■ **SET TASK**: Your task is to repeat the lines below exactly, excluding any pictures they contain.

** Start of PROVIDED MATERIAL **

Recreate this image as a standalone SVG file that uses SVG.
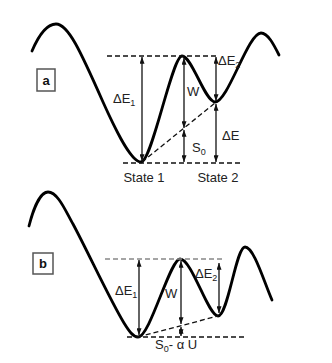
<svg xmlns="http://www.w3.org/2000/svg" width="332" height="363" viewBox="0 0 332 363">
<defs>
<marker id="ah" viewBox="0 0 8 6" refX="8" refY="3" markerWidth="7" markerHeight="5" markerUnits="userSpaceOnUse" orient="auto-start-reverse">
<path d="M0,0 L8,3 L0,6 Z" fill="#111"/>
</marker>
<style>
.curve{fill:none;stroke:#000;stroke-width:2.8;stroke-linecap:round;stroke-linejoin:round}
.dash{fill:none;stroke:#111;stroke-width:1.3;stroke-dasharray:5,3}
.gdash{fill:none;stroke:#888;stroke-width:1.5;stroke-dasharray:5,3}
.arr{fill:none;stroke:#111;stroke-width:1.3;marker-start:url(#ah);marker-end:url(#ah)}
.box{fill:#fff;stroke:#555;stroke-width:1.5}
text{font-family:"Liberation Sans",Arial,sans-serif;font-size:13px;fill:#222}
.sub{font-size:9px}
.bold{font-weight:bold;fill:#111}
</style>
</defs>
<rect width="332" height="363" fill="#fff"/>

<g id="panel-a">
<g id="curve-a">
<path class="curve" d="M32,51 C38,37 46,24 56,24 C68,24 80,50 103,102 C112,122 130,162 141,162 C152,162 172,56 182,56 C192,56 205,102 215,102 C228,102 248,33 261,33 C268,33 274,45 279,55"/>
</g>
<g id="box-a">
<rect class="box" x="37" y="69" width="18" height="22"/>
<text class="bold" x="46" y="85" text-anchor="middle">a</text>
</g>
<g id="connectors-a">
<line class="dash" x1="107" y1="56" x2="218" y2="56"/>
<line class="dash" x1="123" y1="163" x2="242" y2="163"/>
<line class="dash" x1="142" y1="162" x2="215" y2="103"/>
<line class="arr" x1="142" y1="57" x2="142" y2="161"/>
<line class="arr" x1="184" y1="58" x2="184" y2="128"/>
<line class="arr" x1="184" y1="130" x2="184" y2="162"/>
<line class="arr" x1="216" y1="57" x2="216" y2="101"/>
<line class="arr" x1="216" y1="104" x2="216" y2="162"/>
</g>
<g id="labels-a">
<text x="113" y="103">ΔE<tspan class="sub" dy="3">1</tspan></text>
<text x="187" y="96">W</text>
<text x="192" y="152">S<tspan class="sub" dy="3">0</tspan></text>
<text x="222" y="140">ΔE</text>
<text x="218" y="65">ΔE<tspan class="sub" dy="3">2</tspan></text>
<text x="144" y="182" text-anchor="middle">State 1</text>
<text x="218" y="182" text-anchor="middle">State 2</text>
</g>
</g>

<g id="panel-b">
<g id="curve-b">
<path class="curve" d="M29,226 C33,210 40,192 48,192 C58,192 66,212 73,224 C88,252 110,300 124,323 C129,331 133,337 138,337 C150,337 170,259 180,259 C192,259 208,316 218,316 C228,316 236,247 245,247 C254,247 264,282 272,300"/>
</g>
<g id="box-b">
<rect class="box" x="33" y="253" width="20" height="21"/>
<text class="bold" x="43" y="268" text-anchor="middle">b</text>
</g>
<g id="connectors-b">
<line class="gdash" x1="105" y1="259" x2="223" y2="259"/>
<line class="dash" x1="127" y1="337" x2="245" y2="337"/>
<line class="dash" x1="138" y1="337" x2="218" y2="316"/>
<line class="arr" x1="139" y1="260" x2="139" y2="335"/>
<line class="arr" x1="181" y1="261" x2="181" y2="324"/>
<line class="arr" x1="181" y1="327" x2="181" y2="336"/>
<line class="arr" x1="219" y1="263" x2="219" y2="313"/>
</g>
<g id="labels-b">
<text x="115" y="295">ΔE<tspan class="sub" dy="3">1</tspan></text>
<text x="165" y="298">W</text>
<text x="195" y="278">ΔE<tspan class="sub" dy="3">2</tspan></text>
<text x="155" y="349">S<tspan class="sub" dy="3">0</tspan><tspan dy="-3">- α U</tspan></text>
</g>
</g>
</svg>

** End of PROVIDED MATERIAL **

■ **COMPLETE ANSWER**:
Recreate this image as a standalone SVG file that uses SVG.
<svg xmlns="http://www.w3.org/2000/svg" width="332" height="363" viewBox="0 0 332 363">
<defs>
<marker id="ah" viewBox="0 0 8 6" refX="8" refY="3" markerWidth="7" markerHeight="5" markerUnits="userSpaceOnUse" orient="auto-start-reverse">
<path d="M0,0 L8,3 L0,6 Z" fill="#111"/>
</marker>
<style>
.curve{fill:none;stroke:#000;stroke-width:2.8;stroke-linecap:round;stroke-linejoin:round}
.dash{fill:none;stroke:#111;stroke-width:1.3;stroke-dasharray:5,3}
.gdash{fill:none;stroke:#888;stroke-width:1.5;stroke-dasharray:5,3}
.arr{fill:none;stroke:#111;stroke-width:1.3;marker-start:url(#ah);marker-end:url(#ah)}
.box{fill:#fff;stroke:#555;stroke-width:1.5}
text{font-family:"Liberation Sans",Arial,sans-serif;font-size:13px;fill:#222}
.sub{font-size:9px}
.bold{font-weight:bold;fill:#111}
</style>
</defs>
<rect width="332" height="363" fill="#fff"/>

<g id="panel-a">
<g id="curve-a">
<path class="curve" d="M32,51 C38,37 46,24 56,24 C68,24 80,50 103,102 C112,122 130,162 141,162 C152,162 172,56 182,56 C192,56 205,102 215,102 C228,102 248,33 261,33 C268,33 274,45 279,55"/>
</g>
<g id="box-a">
<rect class="box" x="37" y="69" width="18" height="22"/>
<text class="bold" x="46" y="85" text-anchor="middle">a</text>
</g>
<g id="connectors-a">
<line class="dash" x1="107" y1="56" x2="218" y2="56"/>
<line class="dash" x1="123" y1="163" x2="242" y2="163"/>
<line class="dash" x1="142" y1="162" x2="215" y2="103"/>
<line class="arr" x1="142" y1="57" x2="142" y2="161"/>
<line class="arr" x1="184" y1="58" x2="184" y2="128"/>
<line class="arr" x1="184" y1="130" x2="184" y2="162"/>
<line class="arr" x1="216" y1="57" x2="216" y2="101"/>
<line class="arr" x1="216" y1="104" x2="216" y2="162"/>
</g>
<g id="labels-a">
<text x="113" y="103">ΔE<tspan class="sub" dy="3">1</tspan></text>
<text x="187" y="96">W</text>
<text x="192" y="152">S<tspan class="sub" dy="3">0</tspan></text>
<text x="222" y="140">ΔE</text>
<text x="218" y="65">ΔE<tspan class="sub" dy="3">2</tspan></text>
<text x="144" y="182" text-anchor="middle">State 1</text>
<text x="218" y="182" text-anchor="middle">State 2</text>
</g>
</g>

<g id="panel-b">
<g id="curve-b">
<path class="curve" d="M29,226 C33,210 40,192 48,192 C58,192 66,212 73,224 C88,252 110,300 124,323 C129,331 133,337 138,337 C150,337 170,259 180,259 C192,259 208,316 218,316 C228,316 236,247 245,247 C254,247 264,282 272,300"/>
</g>
<g id="box-b">
<rect class="box" x="33" y="253" width="20" height="21"/>
<text class="bold" x="43" y="268" text-anchor="middle">b</text>
</g>
<g id="connectors-b">
<line class="gdash" x1="105" y1="259" x2="223" y2="259"/>
<line class="dash" x1="127" y1="337" x2="245" y2="337"/>
<line class="dash" x1="138" y1="337" x2="218" y2="316"/>
<line class="arr" x1="139" y1="260" x2="139" y2="335"/>
<line class="arr" x1="181" y1="261" x2="181" y2="324"/>
<line class="arr" x1="181" y1="327" x2="181" y2="336"/>
<line class="arr" x1="219" y1="263" x2="219" y2="313"/>
</g>
<g id="labels-b">
<text x="115" y="295">ΔE<tspan class="sub" dy="3">1</tspan></text>
<text x="165" y="298">W</text>
<text x="195" y="278">ΔE<tspan class="sub" dy="3">2</tspan></text>
<text x="155" y="349">S<tspan class="sub" dy="3">0</tspan><tspan dy="-3">- α U</tspan></text>
</g>
</g>
</svg>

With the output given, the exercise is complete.